Zimbabwe suffered their heaviest defeat in seven years of Test cricket, giving South Africa their biggest-ever victory. The previous records for both countries had involved Sri Lanka, beaten by South Africa by an innings and 208 runs at Colombo in 1993-94 but winners over Zimbabwe by an innings and 77 runs, also at Colombo, in 1996-97.
The omens for Zimbabwe had not been good in the lead-up to the match. Campbell unexpectedly resigned as captain 48 hours before the start, to be replaced by Andy Flower, his predecessor; the attack was still severely weakened by the absence through injury of Streak and Paul Strang, as well as by Johnson being unfit to bowl; confidence was low after the two crushing losses, to Australia and South Africa, of the past month; and an unresolved pay dispute with their Board had badly affected morale, according to one senior player. It was a burden Zimbabwe could not carry.
Had Zimbabwe been able to bowl first, in conditions overwhelmingly favouring the bowlers, the game might have been more evenly contested. On a truncated first day, when only 23 overs were possible because of rain, South Africa, notably Donald, bowled erratically yet claimed three wickets, thanks partly to poor batting.
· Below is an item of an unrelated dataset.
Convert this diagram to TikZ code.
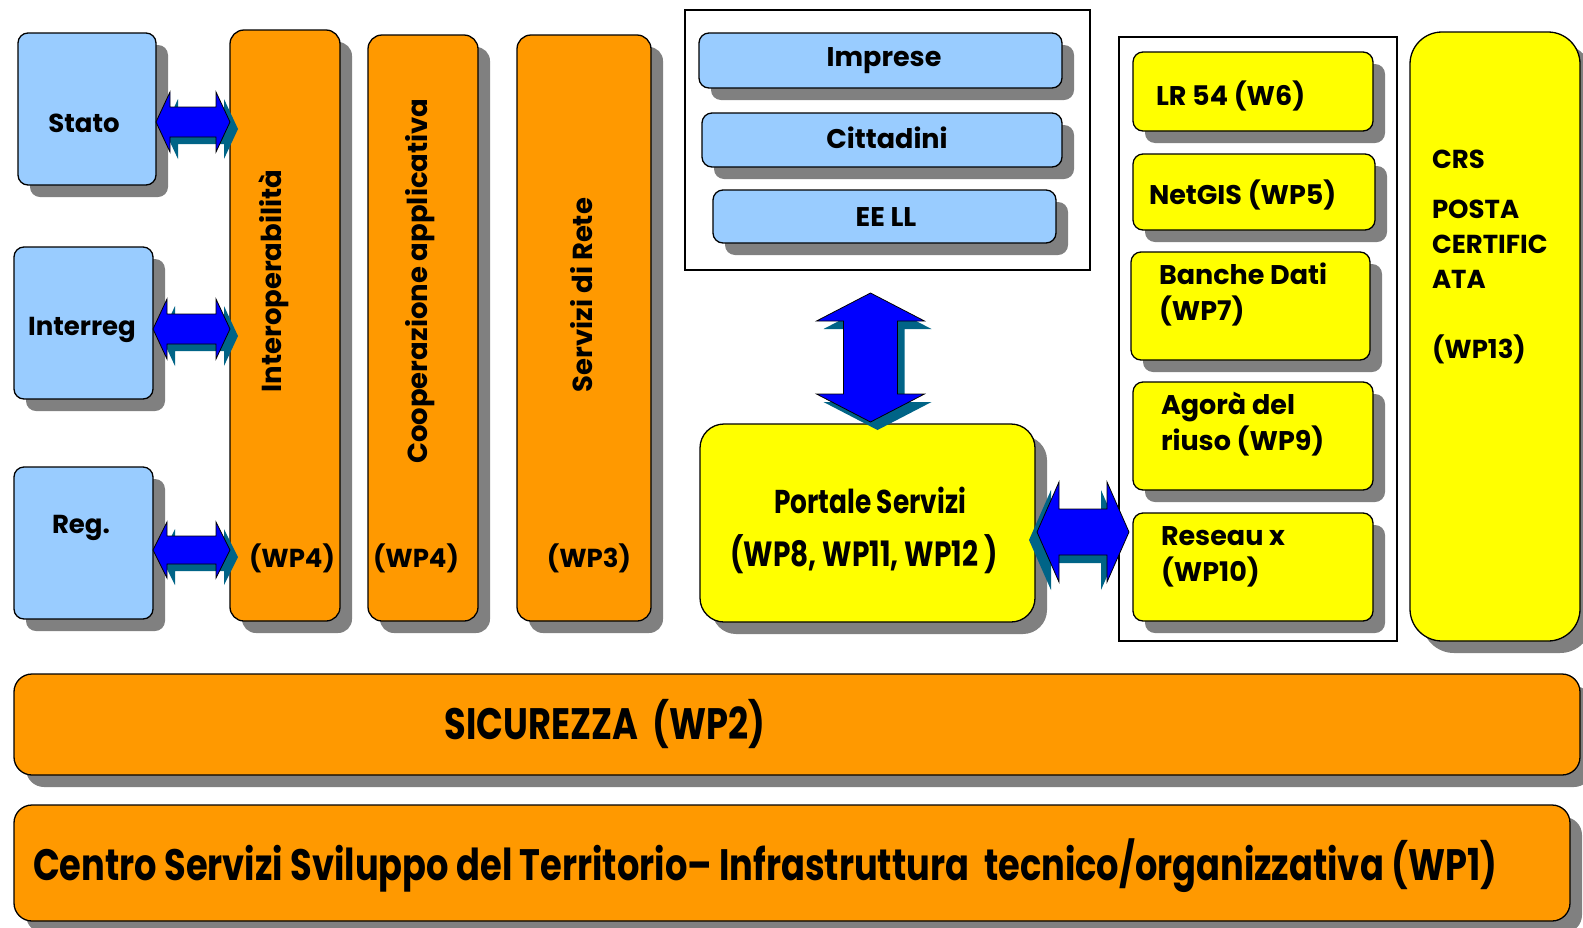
\documentclass[tikz,border=0pt]{standalone}
\usepackage{fontspec}
\setmainfont{Poppins}
\newfontfamily\condfont{Poppins}[FakeStretch=0.8]
\usetikzlibrary{shadows,calc}
\definecolor{lblue}{HTML}{99CCFF}
\definecolor{orng}{HTML}{FF9900}
\definecolor{yel}{HTML}{FFFF00}
\definecolor{shgray}{HTML}{808080}
\definecolor{arrblue}{HTML}{0000FF}
\definecolor{arrteal}{HTML}{006487}
\newcommand\HArrow[6]{%
  \path[#6] let \p1=#1, \p2=#2 in
   (\x1,\y1) -- (\x1+#5,\y1+#3) -- (\x1+#5,\y1+#4) -- (\x2-#5,\y1+#4) -- (\x2-#5,\y1+#3) -- (\x2,\y1)
   -- (\x2-#5,\y1-#3) -- (\x2-#5,\y1-#4) -- (\x1+#5,\y1-#4) -- (\x1+#5,\y1-#3) -- cycle;}
\newcommand\VArrow[6]{%
  \path[#6] let \p1=#1, \p2=#2 in
   (\x1,\y1) -- (\x1+#3,\y1-#5) -- (\x1+#4,\y1-#5) -- (\x1+#4,\y2+#5) -- (\x1+#3,\y2+#5) -- (\x1,\y2)
   -- (\x1-#3,\y2+#5) -- (\x1-#4,\y2+#5) -- (\x1-#4,\y1-#5) -- (\x1-#3,\y1-#5) -- cycle;}
\tikzset{
  box/.style={draw=black, line width=1.3pt, rounded corners=10pt, inner sep=0pt, outer sep=0pt,
    anchor=north west, drop shadow={shadow xshift=12pt, shadow yshift=-12pt, fill=shgray, opacity=1}},
  bluebox/.style={box, fill=lblue},
  orbox/.style={box, fill=orng, rounded corners=14pt},
  yelbox/.style={box, fill=yel},
  frame/.style={draw=black, inner sep=0pt, outer sep=0pt, anchor=north west},
  txt/.style={inner sep=0pt, outer sep=0pt, font={\bfseries\fontsize{26}{36}\selectfont}},
  vtxt/.style={txt, rotate=90, font={\bfseries\fontsize{27.5}{36}\selectfont}},
  ytxt/.style={txt, anchor=west, align=left, font={\bfseries\fontsize{27}{36}\selectfont}},
  arrbody/.style={fill=arrblue, draw=black, line width=0.8pt},
  arrshadow/.style={fill=arrteal},
}
\begin{document}
\begin{tikzpicture}[x=1pt,y=-1pt]
\fill[white] (0,0) rectangle (1583,927);
\useasboundingbox (0,0) rectangle (1583,927);

% frames
\node[frame, line width=1.2pt, minimum width=405pt, minimum height=260pt] (citbox) at (685,10) {};
\node[frame, line width=2.6pt, minimum width=278pt, minimum height=604pt] (rightbox) at (1119,37) {};

% left blue boxes
\node[bluebox, minimum width=138pt, minimum height=152pt] (stato) at (18,33) {};
\node[bluebox, minimum width=139pt, minimum height=152pt] (interreg) at (14,247) {};
\node[bluebox, minimum width=139pt, minimum height=152pt] (reg) at (14,467) {};

% orange columns
\node[orbox, minimum width=110pt, minimum height=591pt] (interop) at (230,30) {};
\node[orbox, minimum width=110pt, minimum height=586pt] (coop) at (368,35) {};
\node[orbox, minimum width=134pt, minimum height=586pt] (rete) at (517,35) {};

% top middle
\node[bluebox, minimum width=363pt, minimum height=55pt] (imprese) at (699,33) {};
\node[bluebox, minimum width=360pt, minimum height=54pt] (cittadini) at (702,113) {};
\node[bluebox, minimum width=343pt, minimum height=53pt] (eell) at (713,190) {};

% portale
\node[yelbox, rounded corners=24pt, minimum width=335pt, minimum height=198pt] (portale) at (700,424) {};

% right yellow boxes
\node[yelbox, minimum width=240pt, minimum height=79pt] (lr54) at (1133,52) {};
\node[yelbox, minimum width=242pt, minimum height=76pt] (netgis) at (1133,154) {};
\node[yelbox, minimum width=239pt, minimum height=108pt] (banche) at (1131,252) {};
\node[yelbox, minimum width=240pt, minimum height=108pt] (agora) at (1133,382) {};
\node[yelbox, minimum width=240pt, minimum height=108pt] (reseau) at (1133,513) {};
\node[yelbox, rounded corners=32pt, minimum width=170pt, minimum height=609pt] (crs) at (1410,32) {};

% bottom bars
\node[orbox, rounded corners=18pt, minimum width=1566pt, minimum height=101pt] (sicurezza) at (14,674) {};
\node[orbox, rounded corners=18pt, minimum width=1556pt, minimum height=116pt] (centro) at (14,805) {};

% arrows
\HArrow{($(stato.east)+(8,20)$)}{($(interop.west)+(8,0)$)}{30pt}{15pt}{14pt}{arrshadow}
\HArrow{($(stato.east)+(0,13)$)}{(interop.west)}{30pt}{15pt}{14pt}{arrbody}
\HArrow{($(interreg.east)+(8,13)$)}{($(interop.west)+(8,0)$)}{30pt}{15pt}{14pt}{arrshadow}
\HArrow{($(interreg.east)+(0,6)$)}{(interop.west)}{30pt}{15pt}{14pt}{arrbody}
\HArrow{($(reg.east)+(8,14)$)}{($(interop.west)+(8,0)$)}{28pt}{14pt}{14pt}{arrshadow}
\HArrow{($(reg.east)+(0,7)$)}{(interop.west)}{28pt}{14pt}{14pt}{arrbody}
\HArrow{($(portale.east)+(-6,17)$)}{($(reseau.west)+(-10,0)$)}{50pt}{23pt}{22pt}{arrshadow}
\HArrow{($(portale.east)+(2,9)$)}{($(reseau.west)+(-4,0)$)}{50pt}{23pt}{22pt}{arrbody}
\VArrow{($(portale.north |- citbox.south)+(10,31)$)}{($(portale.north)+(10,6)$)}{54pt}{27pt}{28pt}{arrshadow}
\VArrow{($(portale.north |- citbox.south)+(3,23)$)}{($(portale.north)+(3,-2)$)}{54pt}{27pt}{28pt}{arrbody}

% texts
\node[txt] (t-stato) at (84,123) {Stato};
\node[txt] (t-interreg) at (82,330) {Interreg};
\node[txt] (t-reg) at (81,528) {Reg.};
\node[vtxt] (t-interop) at (274,281) {Interoperabilità};
\node[txt] (t-wp4a) at (292,558) {(WP4)};
\node[vtxt] (t-coop) at (420,281) {Cooperazione applicativa};
\node[txt] (t-wp4b) at (416,558) {(WP4)};
\node[vtxt] (t-rete) at (582,295) {Servizi di Rete};
\node[txt] (t-wp3) at (589,558) {(WP3)};
\node[txt, font={\bfseries\fontsize{27}{36}\selectfont}] (t-imprese) at (884,61) {Imprese};
\node[txt, font={\bfseries\fontsize{27}{36}\selectfont}] (t-citt) at (887,138) {Cittadini};
\node[txt, font={\bfseries\fontsize{27}{36}\selectfont}] (t-eell) at (886,217) {EE LL};
\node[txt, font={\condfont\bfseries\fontsize{33}{36}\selectfont}] (t-portale) at (870,500) {Portale Servizi};
\node[txt, font={\condfont\bfseries\fontsize{35}{36}\selectfont}] (t-portwp) at (864,554) {(WP8, WP11, WP12 )};
\node[ytxt] (t-lr54) at (1156,96) {LR 54 (W6)};
\node[ytxt] (t-netgis) at (1149,195) {NetGIS (WP5)};
\node[ytxt] (t-banche) at (1159,295) {Banche Dati\\(WP7)};
\node[ytxt] (t-agora) at (1161,424) {Agorà del\\riuso (WP9)};
\node[ytxt] (t-reseau) at (1161,557) {Reseau x\\(WP10)};
\node[txt, anchor=west] (t-crs) at (1432,159) {CRS};
\node[txt, anchor=north west, align=left, font={\bfseries\fontsize{26}{35}\selectfont}] (t-posta) at (1432,200) {POSTA\\CERTIFIC\\ATA\\[35pt](WP13)};
\node[txt, font={\condfont\bfseries\fontsize{44}{48}\selectfont}] (t-sic) at (605,724) {SICUREZZA\ \ (WP2)};
\node[txt, anchor=west, font={\condfont\bfseries\fontsize{44}{48}\selectfont}] (t-centro) at (33,866) {Centro Servizi Sviluppo del Territorio–\ Infrastruttura\ \ tecnico/organizzativa (WP1)};
\end{tikzpicture}
\end{document}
On the second morning, the result was effectively decided. More injudicious strokes against persistent bowling on a helpful pitch saw Zimbabwe bowled out before lunch for 102, then their lowest Test total. Only Johnson, the victim of a poor decision, offered protracted resistance, surviving 99 minutes for 20. Pollock, swinging the ball out on a good line, was the pick of the bowlers, while Cronje returned Test-best figures of three for 14. Klusener claimed his 50th Test wicket when he dismissed Whittall, who fell to the best of five good slip catches. South Africa dropped nothing.
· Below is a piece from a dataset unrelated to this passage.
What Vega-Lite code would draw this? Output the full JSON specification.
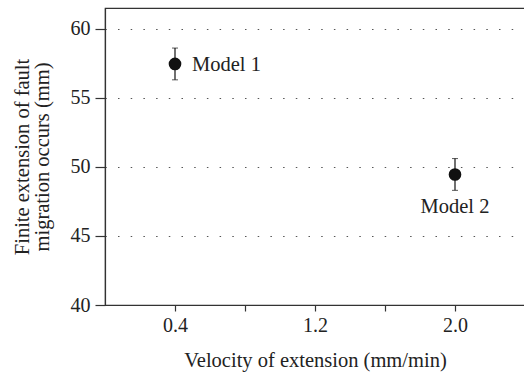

Although the well-grassed pitch still offered assistance in the first few hours of the South African innings, the Zimbabwean seamers' inability to hit it as hard, or bowl with the same discipline, as South Africa's bowlers proved all-important. Kallis's defence was watertight, his attacking strokes well selected and executed as he compiled a masterly 115 in five hours 39 minutes, with 13 fours and three sixes, his fifth Test hundred. A less fluent Cronje helped him add 100 in 38 overs. By the third morning the pitch had flattened out, an important factor in Boucher and Pollock's South African eighth-wicket record of 148 in 37 overs. Boucher went on to record not only his second Test hundred of the year but also the highest Test score by a night-watchman, 125 in 322 minutes with 18 fours, most of which came from cuts and drives. It was a chanceless innings, a personal best, and he could not hide his disappointment when he mis-hit to mid-on to give part-time off-spinner Gripper his first Test wicket.
With two days in which to save the match, following Cronje's declaration at South Africa's overnight score, Zimbabwe succumbed in less than three and a half hours. An improved Donald removed Grant Flower with the second ball of the innings, a near unplayable delivery, and returned to bowl brother Andy with another rapid off-cutter. Pollock was again impressive, but the dispirited and inept Zimbabwean batting showed no backbone whatever.
Men of the Match: M. V. Boucher and S. M. Pollock.